Egg settings and chicks placed over the past five weeks point toward little or no gains in the number of broilers available for slaughter in the “near future” and the likelihood that any gains in broiler meat production will come from increases in average bird weights, according to the “Livestock, Dairy, and Poultry Outlook” report from USDA’s Economic Research Service (ERS) this week.

The incentive for broiler companies to expand production in 2014 is expected to result mainly from two factors, the report noted. The first is an expected decline in feed costs from 2012-13, about 30 percent for corn to between $4.30 – $5.10 per bushel in 2013-14 and about 30 percent for soybean meal prices to an average of $280 – $320 per ton. The second factor is expected gains in real per capita disposable income and a gradual lowering of the unemployment rate.

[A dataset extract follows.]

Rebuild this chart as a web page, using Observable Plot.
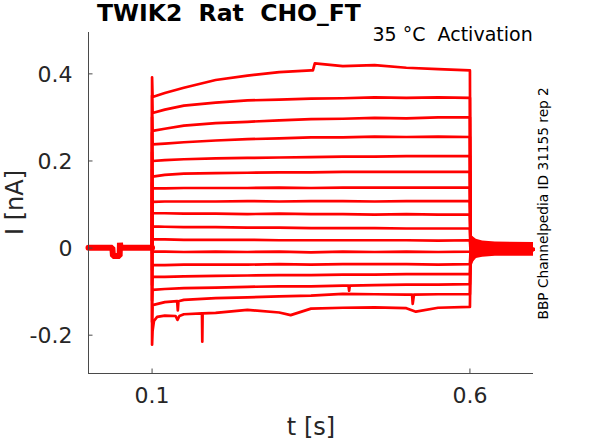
<!DOCTYPE html>
<html>
<head>
<meta charset="utf-8">
<script src="https://cdn.jsdelivr.net/npm/d3@7"></script>
<script src="https://cdn.jsdelivr.net/npm/@observablehq/plot@0.6"></script>
<style>
  html, body { margin: 0; padding: 0; background: #fff; }
  svg text { font-family: "DejaVu Sans", sans-serif; }
</style>
</head>
<body>
<div id="chart"></div>
<script>
// ---- Data ----
const xTicks = [0.1, 0.6];
const yTicks = [-0.2, 0, 0.2, 0.4];
const xDomain = [0, 0.7];
const yDomain = [-0.288, 0.495];

// holding baseline before the step (all sweeps overlap)
const baseT = [0, 0.0375, 0.0385, 0.049, 0.0495, 0.0505, 0.1];
const baseV = [0.0005, 0.0005, -0.018, -0.018, 0.012, 0.0005, 0.0005];

// capacitive peak at step onset, per sweep
const onsetPeak = [0.392, 0.35, 0.30, 0.265, 0.22, 0.18, 0.15, 0.115, 0.085, 0.055, 0.02, -0.012, -0.05, -0.085, -0.12, -0.17, -0.222];

// step current levels at these times, per sweep
const stepTimes = [0.1008, 0.12, 0.15, 0.2, 0.25, 0.3, 0.35, 0.4, 0.45, 0.5, 0.55, 0.6];
const traceLevels = [
  [0.347, 0.356, 0.368, 0.386, 0.396, 0.404, 0.408, 0.418, 0.420, 0.414, 0.411, 0.408],
  [0.310, 0.318, 0.327, 0.334, 0.339, 0.341, 0.343, 0.344, 0.346, 0.345, 0.346, 0.345],
  [0.269, 0.274, 0.281, 0.287, 0.290, 0.293, 0.296, 0.297, 0.299, 0.298, 0.300, 0.300],
  [0.238, 0.240, 0.243, 0.247, 0.250, 0.252, 0.254, 0.254, 0.256, 0.255, 0.256, 0.255],
  [0.200, 0.202, 0.204, 0.206, 0.207, 0.208, 0.209, 0.210, 0.210, 0.211, 0.211, 0.211],
  [0.164, 0.168, 0.171, 0.172, 0.173, 0.174, 0.174, 0.175, 0.175, 0.175, 0.175, 0.175],
  [0.137, 0.137, 0.138, 0.138, 0.138, 0.139, 0.138, 0.139, 0.139, 0.139, 0.139, 0.139],
  [0.106, 0.107, 0.107, 0.107, 0.108, 0.107, 0.108, 0.108, 0.107, 0.108, 0.108, 0.108],
  [0.080, 0.080, 0.079, 0.079, 0.078, 0.079, 0.078, 0.078, 0.077, 0.078, 0.077, 0.077],
  [0.050, 0.049, 0.048, 0.048, 0.047, 0.047, 0.046, 0.046, 0.046, 0.045, 0.045, 0.045],
  [0.020, 0.020, 0.019, 0.019, 0.019, 0.018, 0.018, 0.018, 0.018, 0.018, 0.017, 0.018],
  [-0.008, -0.008, -0.009, -0.008, -0.009, -0.008, -0.010, -0.008, -0.009, -0.008, -0.009, -0.008],
  [-0.039, -0.039, -0.038, -0.038, -0.038, -0.037, -0.038, -0.037, -0.037, -0.037, -0.038, -0.037],
  [-0.066, -0.066, -0.065, -0.064, -0.063, -0.062, -0.062, -0.061, -0.061, -0.060, -0.060, -0.060],
  [-0.096, -0.094, -0.092, -0.091, -0.089, -0.088, -0.088, -0.086, -0.085, -0.084, -0.084, -0.083],
  [-0.131, -0.124, -0.119, -0.115, -0.113, -0.111, -0.109, -0.105, -0.106, -0.107, -0.106, -0.106],
  [-0.190, -0.155, -0.152, -0.149, -0.142, -0.148, -0.139, -0.137, -0.136, -0.138, -0.137, -0.135]
];

// isolated glitches / extra readings: [sweep index, t, value]
const glitches = [
  [0, 0.353, 0.408], [0, 0.356, 0.424],
  [14, 0.409, -0.086], [14, 0.410, -0.098], [14, 0.411, -0.086],
  [15, 0.1395, -0.122], [15, 0.1405, -0.143], [15, 0.1415, -0.122],
  [15, 0.509, -0.107], [15, 0.510, -0.128], [15, 0.512, -0.107],
  [16, 0.103, -0.167], [16, 0.108, -0.158], [16, 0.137, -0.156], [16, 0.140, -0.165], [16, 0.143, -0.156],
  [16, 0.1785, -0.150], [16, 0.179, -0.215], [16, 0.1795, -0.150],
  [16, 0.318, -0.154], [16, 0.515, -0.146]
];

// tail currents after the step, per sweep
const tailTimes = [0.6008, 0.604, 0.61, 0.62, 0.64, 0.7];
const tailLevels = [
  [0.028, 0.020, 0.012, 0.006, 0.002, -0.002],
  [0.024, 0.017, 0.010, 0.005, 0.001, -0.002],
  [0.020, 0.014, 0.008, 0.004, 0.001, -0.003],
  [0.016, 0.011, 0.006, 0.003, 0.000, -0.003],
  [0.013, 0.009, 0.005, 0.002, 0.000, -0.003],
  [0.010, 0.007, 0.004, 0.001, -0.001, -0.003],
  [0.007, 0.005, 0.002, 0.000, -0.001, -0.003],
  [0.004, 0.003, 0.001, -0.001, -0.002, -0.003],
  [0.002, 0.001, 0.000, -0.001, -0.002, -0.003],
  [0.000, -0.001, -0.002, -0.002, -0.003, -0.003],
  [-0.003, -0.003, -0.003, -0.003, -0.003, -0.003],
  [-0.006, -0.005, -0.004, -0.004, -0.003, -0.003],
  [-0.010, -0.008, -0.006, -0.005, -0.004, -0.003],
  [-0.015, -0.011, -0.008, -0.006, -0.004, -0.004],
  [-0.020, -0.015, -0.010, -0.007, -0.005, -0.004],
  [-0.028, -0.020, -0.013, -0.008, -0.005, -0.004],
  [-0.038, -0.027, -0.017, -0.010, -0.006, -0.004]
];

// noise envelope of the overlapping tails
const tailBandT = [0.6, 0.605, 0.61, 0.62, 0.64, 0.7];
const tailBandHi = [0.034, 0.026, 0.020, 0.016, 0.014, 0.013];
const tailBandLo = [-0.044, -0.032, -0.024, -0.021, -0.019, -0.019];

// ---- Build tables ----
const sweeps = [];
traceLevels.forEach((lv, i) => {
  const pts = [{t: 0.1, v: 0.0005}, {t: 0.1, v: onsetPeak[i]}];
  const mid = [];
  stepTimes.forEach((t, k) => mid.push({t, v: lv[k]}));
  glitches.filter(g => g[0] === i).forEach(g => mid.push({t: g[1], v: g[2]}));
  mid.sort((a, b) => a.t - b.t);
  pts.push(...mid);
  tailTimes.forEach((t, k) => pts.push({t, v: tailLevels[i][k]}));
  pts.forEach(p => sweeps.push({sweep: i, t: p.t, v: p.v}));
});
const base = baseT.map((t, k) => ({t, v: baseV[k]}));
const band = tailBandT.map((t, k) => ({t, hi: tailBandHi[k], lo: tailBandLo[k]}));

const red = "#ff0000";
const axisColor = "#4a4a4a";
const fmt = d => String(d);
const xTickLen = (xDomain[1] - xDomain[0]) * 4.5 / 445;
const yTickLen = (yDomain[1] - yDomain[0]) * 4.5 / 341;

const svg = Plot.plot({
  width: 589,
  height: 442,
  marginLeft: 88,
  marginRight: 56,
  marginTop: 32,
  marginBottom: 69,
  x: {domain: xDomain},
  y: {domain: yDomain},
  style: {fontFamily: "DejaVu Sans", fontSize: "22px", color: "#262626", background: "white", overflow: "visible"},
  marks: [
    Plot.areaY(band, {x: "t", y1: "lo", y2: "hi", fill: red, curve: "linear"}),
    Plot.line(base, {x: "t", y: "v", stroke: red, strokeWidth: 6, strokeLinejoin: "miter"}),
    Plot.line(sweeps, {x: "t", y: "v", z: "sweep", stroke: red, strokeWidth: 2.7, strokeLinejoin: "round"}),
    Plot.ruleX([xDomain[0]], {stroke: axisColor}),
    Plot.ruleY([yDomain[0]], {stroke: axisColor}),
    Plot.ruleY(yTicks, {x1: xDomain[0], x2: xDomain[0] + xTickLen, stroke: axisColor}),
    Plot.ruleX(xTicks, {y1: yDomain[0], y2: yDomain[0] + yTickLen, stroke: axisColor}),
    Plot.axisX(xTicks, {tickSize: 0, tickPadding: 14, label: null, tickFormat: fmt, fontSize: 22}),
    Plot.axisY(yTicks, {tickSize: 0, tickPadding: 16, label: null, tickFormat: fmt, fontSize: 22, dy: 1})
  ]
});

const s = d3.select(svg);
s.append("text").attr("x", 97).attr("y", 20.5).attr("text-anchor", "start")
  .attr("font-size", 23.5).attr("font-weight", "bold").attr("fill", "#000")
  .style("white-space", "pre")
  .text("TWIK2  Rat  CHO_FT");
s.append("text").attr("x", 372.5).attr("y", 40.7).attr("text-anchor", "start")
  .attr("font-size", 19).attr("fill", "#000").style("white-space", "pre")
  .text("35 °C  Activation");
s.append("text").attr("transform", "translate(23.2,202.5) rotate(-90)")
  .attr("text-anchor", "middle").attr("font-size", 24).attr("fill", "#262626")
  .text("I [nA]");
s.append("text").attr("x", 311).attr("y", 435)
  .attr("text-anchor", "middle").attr("font-size", 24).attr("fill", "#262626")
  .text("t [s]");
s.append("text").attr("transform", "translate(547.5,203.3) rotate(-90)")
  .attr("text-anchor", "middle").attr("font-size", 13.7).attr("fill", "#000")
  .text("BBP Channelpedia ID 31155 rep 2");

document.getElementById("chart").appendChild(svg);
</script>
</body>
</html>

Broiler production during first quarter 2013 increased 0.6 percent over year earlier with one less processing day during January-March this year. The average liveweight for broiler during the first quarter was 5.9 pounds, 1.3 percent heavier than in 2012. Broiler production during second quarter 2013 is expected to be up 1.3 percent from year ago. Broiler production on a year-over-year basis is expected to expand faster in the third and fourth quarters of 2013 as feed costs begin to decline, ERS said. ERS noted that the gain in average live weights is a long-term trend, with year-over-year average weights increasing consecutively from 1975 through 2012.

ERS reports that volatility characterizes recent price movements for cattle and beef as drought continues in the Southwestern United States and cool weather dampens enthusiasm for outdoor grilling. As a result of the drought, cow slaughter is above year-earlier levels, and slaughter cow prices have declined as pastures deteriorate and hay and feed prices increase. However, stronger wholesale cutout values for beef and fed cattle prices are encouraging signs, ERS said.

ERS said pork producers are expected to take advantage of lower feed costs to modestly increase pork production next year. Commercial pork production in 2014 is expected to increase 2.3 percent. As in previous years, production increases will likely derive from a series of modest increases along the production sequence, with farrowings expected to be up modestly (almost 1 percent, year-over-year, compared with 2013), continued moderate increases in litter rates (about 1 percent above 2013), and higher average dressed weights (about 1 percent higher than 2013), which together are expected to set another pork production record in 2014, the report concluded.